On trying to have as many children as you can…
I’ve always thought that that’s a pretty condescending statement made to moms of many by people who limit family size or think family size ought to be restricted.
Actually, in all truthfulness, I’ve also thought for a long time that birth-control is for people who ought not be getting pregnant for ___________ reasons. You can fill in the blank there, but words like affair, unmarried, adultery, etc., etc. come to mind. I used to say that “birth-control” is for people who shouldn’t get pregnant. And I never meant bcz of financial reasons, or logistical reasons or whatever. I meant bcz of those conditions listed above.
[[an edit is necessary here: None of those situations listed should be entered into by anyone—really, that’s not what I meant to infer. But what I did mean to infer was the general thought that “birth control” has no place in marriage. —This might just further muddy the waters—no hostility is meant here.]]
To say I feel strongly about this is probably an understatement because I actually believe that one of the greatest single threats to the church in the last forty years or so has been “the pill” or birth control.

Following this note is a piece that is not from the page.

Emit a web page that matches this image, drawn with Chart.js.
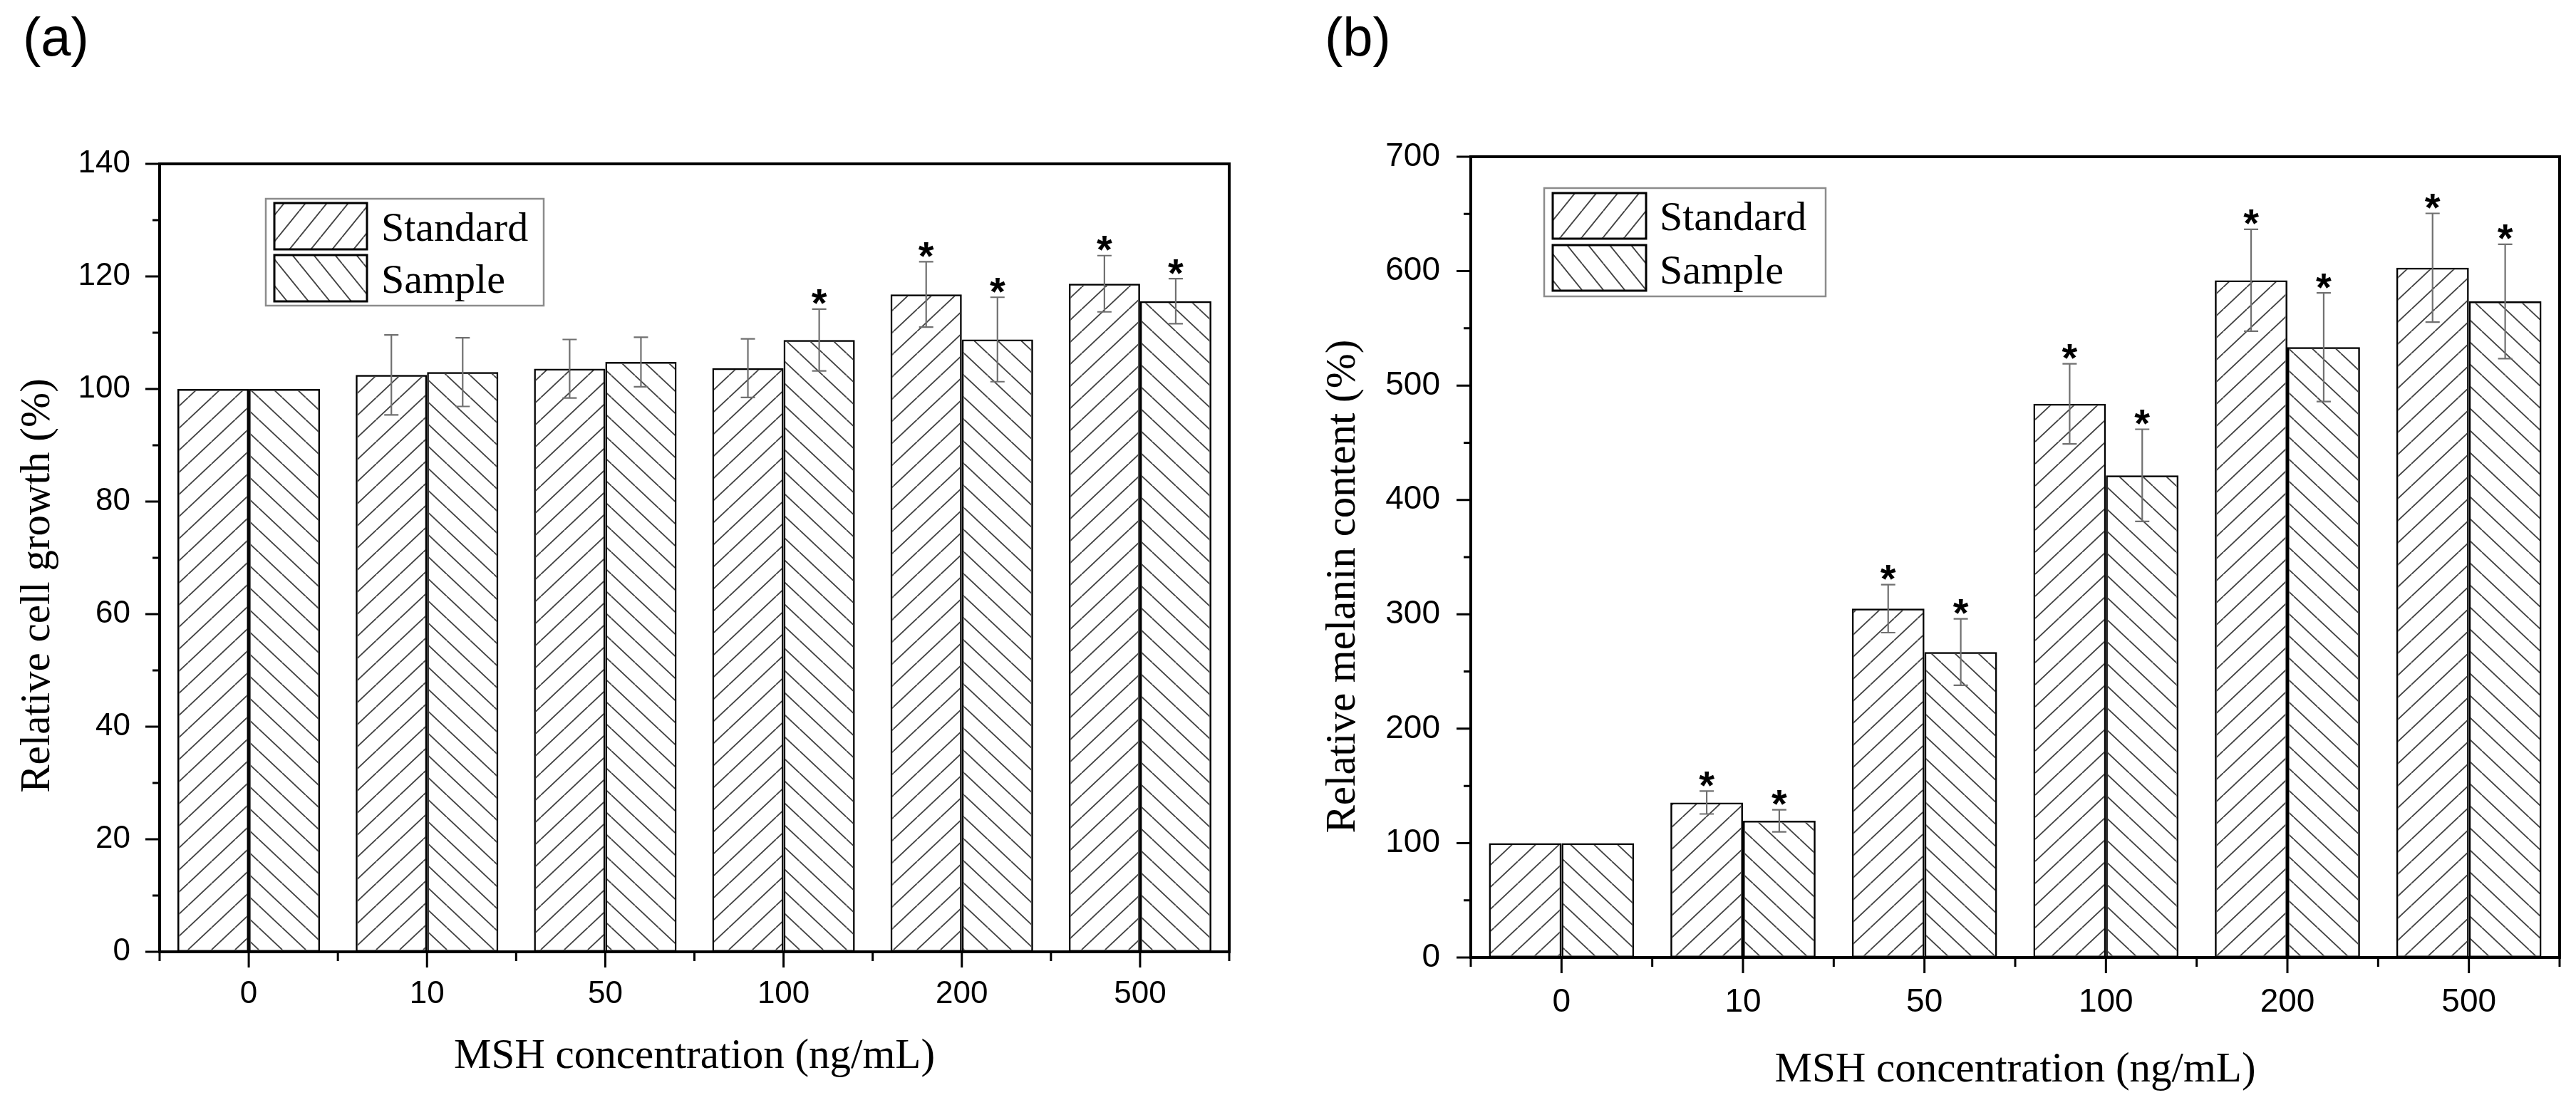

Very few days go by that I don’t receive an email requesting prayer support for conception and pregnancy by women who long for a baby or who long for a family to raise for the LORD. Their hearts are full and ready to love and care for a child but their arms are empty. These don’t restrict God… they wait on Him—very, very different entirely from those who purposefully limit, destroy or cut off the possibility of God’s blessing. And then, occasionally, even from couples who’ve cut off the blessings of the LORD and seek to reverse that decision—some even if they never have another child, simply want to, in obedience to the LORD, demonstrate their sorrow over making that decision. It’s an incredible grief to many. God hears those prayers. And we trust Him for His answers.
It’s common to us to see families with many children. In fact, when we are with people who are surprised by seeing a family with several children, we are surprised that they are surprised. Large families are a common or normal occurrence to us. And actually, I think they ought to be very normal in “the church” as God has surely made plain in His Word that children are a blessing of the LORD. The saddest thing is that the common cults and other “religions” don’t cut off children. That’s sobering and really ought to be grabbing the attention of the church!
So, to that question: “Are you trying to have as many children as you can?” That’s not really an appropriate question in my mind. O, not because it’s tactless and inconsiderate, it’s because it places the weight of responsibility in the wrong place. For couples who are walking with the LORD in the Light of His Word, that decision belongs to Him—for, truly, it is the LORD who opens and closes the womb. It’s His to create life, to determine lives — His to determine the path of our life. Proverbs 16.9: “A man’s heart deviseth his way: but the LORD directeth his steps.”
Consider the great enemy of our souls. What does he do? He continually stalks the earth seeking to steal, kill and destroy. Where does he start? Yes! The home and the womb—marriage and God’s created order. Feminized men and masculine women. God’s created order upside down. Where does birth-control fit in here? Well, simply, the great threat to the church is the killing of godly seed and/or birth-control. And, really, when you consider it…birth-control isn’t. It’s not birth-control… it doesn’t control the birth, really. Really, it’s responsibility avoidance, it’s deception, it’s humanistic and worst of all, it’s death. Death because the pill doesn’t actually prevent conception… it prevents an environment where the baby can grow and thrive and then be born into its father’s and mother’s arms. Death occurs when the cycle is forced to return and that baby –yes, small as it is, is expelled. Other forms of “birth-control” have a similar result by frustrating the implantation and preventing life to grow. Sadly, it’s the common view of “the church” to limit God—to limit the blessing of the LORD and His ways for families—and then to pray for God’s blessing?!?!
More on this later… there are bright spots to this dim picture. What if Christian couples stood before the LORD and genuinely prayed for children to bring up in the nurture and admonition of the LORD and then should He do so, what if they said, LORD would You super-size that request?